“Napoli, ancora non ci posso credere. Dal primo giorno che sono arrivato, mi hai coccolato. Mi hai mostrato delle parti di te così fantastiche. Mi hai fatto conoscere tante persone straordinarie. Per me e la mia famiglia sei diventata subito la nostra casa. L’unica maniera per ripagare tanto amore è indossare la maglia azzurra e fare gol, tanti gol, una valanga di gol. Mi dispiace per le persone che non amano Napoli, perchè non hanno visto quello che ho visto io. E chi invece la ama, sa che è un amore che durerà tutta la vita. Darò per te tutto me stesso, fino all’ultimo giorno, per rimanere nella storia di questa squadra e di questa città, come il miglior goleador di tutti i tempi“. Parlava così Dries Mertens, quando il 17 giugno di due anni fa ufficializzava il proprio rinnovo di contratto con il Napoli. Di questi tempi, simili parole non possono che stimolare i condotti lacrimali dei tifosi partenopei, che stanno assistendo a giornate probabilmente poco rispettose del rapporto tra Dries – abituato oramai a farsi chiamare Ciro – e la sua nuova casa.
Mertens e il Napoli: amore e record
Il Mertens arrivato nel 2013-2014 era un (quasi) perfetto sconosciuto per il calcio italiano, seppur proprio il Napoli avesse già avuto modo di incontrarlo in Europa League quando giocava nell’Utrecht. Tante stagioni, alcune decisamente magiche (come quella 2016-2017, dove Maurizio Sarri trovò la soluzione per cambiare ruolo, vita e carriera a Mertens, spostandolo per necessità e intuizione al centro dell’attacco e guadagnando un giocatore da 34 gol in stagione. Mertens, nel dicembre 2017, fu inoltre inserito tra i trenta candidati al Pallone d’Oro). Gol, valanghe di gol, come lui stesso decantava nel messaggio con il quale abbiamo aperto l’articolo, e l’incoronazione a miglior goleador in tutte le competizioni nella storia del sodalizio partenopeo (oltre a occupare il quinto posto nella classifica dei calciatori con più presenze).

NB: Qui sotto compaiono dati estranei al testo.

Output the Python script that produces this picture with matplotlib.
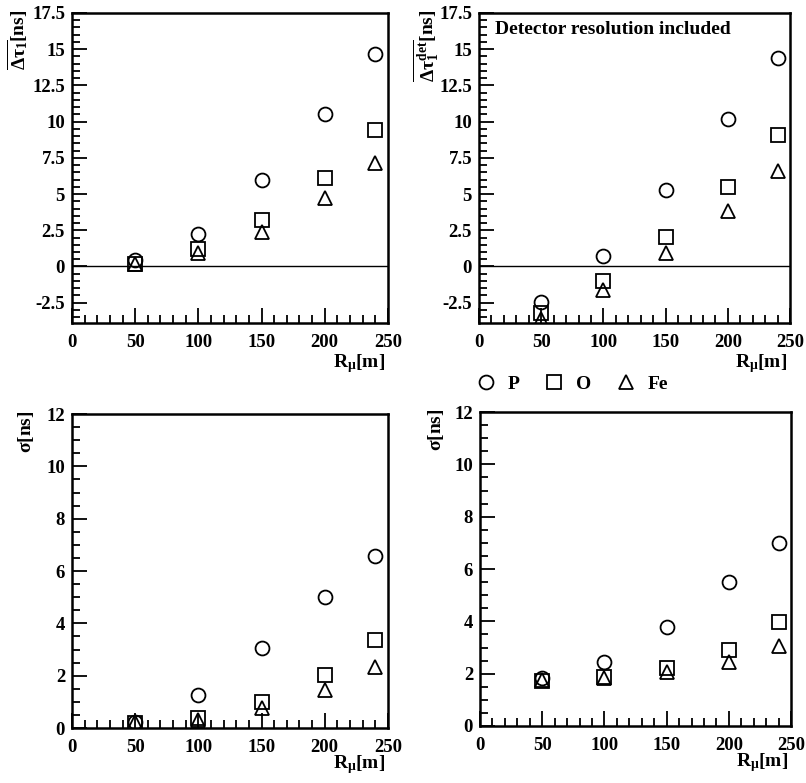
import matplotlib

matplotlib.use("Agg")
import matplotlib.pyplot as plt
from matplotlib.lines import Line2D
from matplotlib.ticker import MultipleLocator

plt.rcParams["font.family"] = ["Liberation Serif", "DejaVu Serif"]
plt.rcParams["font.weight"] = "bold"
plt.rcParams["mathtext.fontset"] = "custom"
plt.rcParams["mathtext.rm"] = "Liberation Serif:bold"
plt.rcParams["mathtext.it"] = "Liberation Serif:bold"
plt.rcParams["mathtext.bf"] = "Liberation Serif:bold"

r_mu = [50, 100, 150, 200, 240]

# mean time delay, no detector resolution
dtau_p = [0.45, 2.25, 5.95, 10.5, 14.65]
dtau_o = [0.2, 1.2, 3.2, 6.1, 9.45]
dtau_fe = [0.15, 0.95, 2.4, 4.7, 7.15]

# mean time delay, detector resolution included
dtau_det_p = [-2.45, 0.75, 5.3, 10.2, 14.4]
dtau_det_o = [-3.2, -1.0, 2.05, 5.5, 9.1]
dtau_det_fe = [-3.65, -1.6, 0.95, 3.85, 6.6]

# spread
sigma_p = [0.22, 1.25, 3.05, 5.02, 6.58]
sigma_o = [0.18, 0.4, 1.0, 2.04, 3.36]
sigma_fe = [0.22, 0.3, 0.75, 1.45, 2.35]

sigma_det_p = [1.83, 2.43, 3.78, 5.5, 6.98]
sigma_det_o = [1.73, 1.87, 2.2, 2.92, 3.98]
sigma_det_fe = [1.75, 1.85, 2.05, 2.45, 3.05]

species = ["P", "O", "Fe"]
markers = ["o", "s", "^"]

fig = plt.figure(figsize=(8.06, 7.83), dpi=100)

positions = [
    [0.0893, 0.5875, 0.392, 0.396],
    [0.5943, 0.5875, 0.386, 0.396],
    [0.0893, 0.0702, 0.392, 0.401],
    [0.5955, 0.0728, 0.386, 0.401],
]
panels = [
    (dtau_p, dtau_o, dtau_fe),
    (dtau_det_p, dtau_det_o, dtau_det_fe),
    (sigma_p, sigma_o, sigma_fe),
    (sigma_det_p, sigma_det_o, sigma_det_fe),
]
ylabels = [
    r"$\overline{\Delta\tau_1}$[ns]",
    r"$\overline{\Delta\tau_1^{det}}$[ns]",
    r"$\sigma$[ns]",
    r"$\sigma$[ns]",
]
ylabel_x = [-0.17, -0.167, -0.146, -0.14]
xlabel_y = [-0.13, -0.13, -0.115, -0.115]

for i, (pos, series, ylab) in enumerate(zip(positions, panels, ylabels)):
    ax = fig.add_axes(pos)
    for vals, m in zip(series, markers):
        ax.plot(r_mu, vals, linestyle="none", marker=m, markersize=10,
                markerfacecolor="none", markeredgecolor="black",
                markeredgewidth=1.3, clip_on=True)
    ax.set_xlim(0, 250)
    ax.xaxis.set_major_locator(MultipleLocator(50))
    ax.xaxis.set_minor_locator(MultipleLocator(10))
    if i < 2:
        ax.set_ylim(-3.9, 17.5)
        ax.yaxis.set_minor_locator(MultipleLocator(0.5))
        ax.set_yticks([-2.5, 0, 2.5, 5, 7.5, 10, 12.5, 15, 17.5])
        ax.set_yticklabels(["-2.5", "0", "2.5", "5", "7.5", "10", "12.5", "15", "17.5"])
        ax.axhline(0, color="black", linewidth=1.0, zorder=0)
    else:
        ax.set_ylim(0, 12)
        ax.yaxis.set_major_locator(MultipleLocator(2))
        ax.yaxis.set_minor_locator(MultipleLocator(0.5))
    for s in ax.spines.values():
        s.set_linewidth(1.8)
    ax.tick_params(which="both", direction="in", top=False, right=False,
                   labelsize=13.5, width=1.3)
    ax.tick_params(which="major", length=11, pad=5)
    ax.tick_params(axis="x", which="major", pad=8)
    ax.tick_params(which="minor", length=6)
    ax.text(ylabel_x[i], 1.01, ylab, transform=ax.transAxes, rotation=90,
            ha="center", va="top", fontsize=14)
    ax.text(0.99, xlabel_y[i], r"R$_\mu$[m]", transform=ax.transAxes,
            ha="right", va="center", fontsize=14)
    if i == 1:
        ax.text(0.05, 0.945, "Detector resolution included",
                transform=ax.transAxes, ha="left", va="center", fontsize=14,
                fontweight="bold")

handles = [Line2D([], [], linestyle="none", marker=m, markersize=10,
                  markerfacecolor="none", markeredgecolor="black",
                  markeredgewidth=1.3) for m in markers]
fig.legend(handles, species, loc="center", bbox_to_anchor=(0.71, 0.509),
           ncol=3, frameon=False, fontsize=14, handletextpad=0.6,
           columnspacing=1.3, handlelength=1.0)

fig.savefig("out.png", dpi=100)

Il Mertens-calciatore è noto, archetipo fluido e dinamico che si è divincolato dalla fascia sinistra per distribuire giocate e pennellate centralmente, da Falso 9 – come la nota etichetta porta a definire – oppure da sostegno a Victor Osimhen, seppur quest’opzione non sia stata eccessivamente esplorata. Analizzarne il talento consegnerebbe probabilmente banalità all’elaborato, dunque poniamo l’accento sulla simbiosi tra il Mertens-uomo e la città. Nel gioco di italianizzazione dei nomi stranieri, è intuitivo come Dries non porti a Ciro. Eppure così è stato, perché la simbiosi tra il classe ’87 e il contesto che ne ha colorato i giorni – e Napoli è la città dei mille colori, cantava l’eterno Pino Daniele – ha richiesto in maniera quasi doverosa una marchiatura per questo folletto: Ciro, così come Gennaro, permettono di essere riconosciuti come napoletano ad honorem.
Un epilogo (forse) triste
Amore e dedizione che Mertens ha portato in campo, dove per talento e atteggiamento è costantemente stato un leader: 148 gol – il già menzionato record – sono un’ulteriore testimonianza di tutto ciò. Le parole di ieri “pensavo di restare al Napoli, strano che abbiano aspettato così tanto” denotano uno stupore condiviso da parte di chi scrive, perché con serenità e lucidità le parti avrebbero potuto trovare un accordo o quantomeno evitare che il tutto scivolasse – e scadesse – in scambi epistolari tramite la stampa conditi da considerazioni sulla “vile moneta“, per riprendere un passaggio pronunciato da Aurelio De Laurentiis. Nulla è ancora ufficiale, l’addio minuto dopo minuto è l’epilogo più accreditato alle nove stagioni vissute insieme, con il malumore che non può che serpeggiare in chi aveva trovato un nuovo punto di riferimento, nato in Belgio ma diventato Ciro.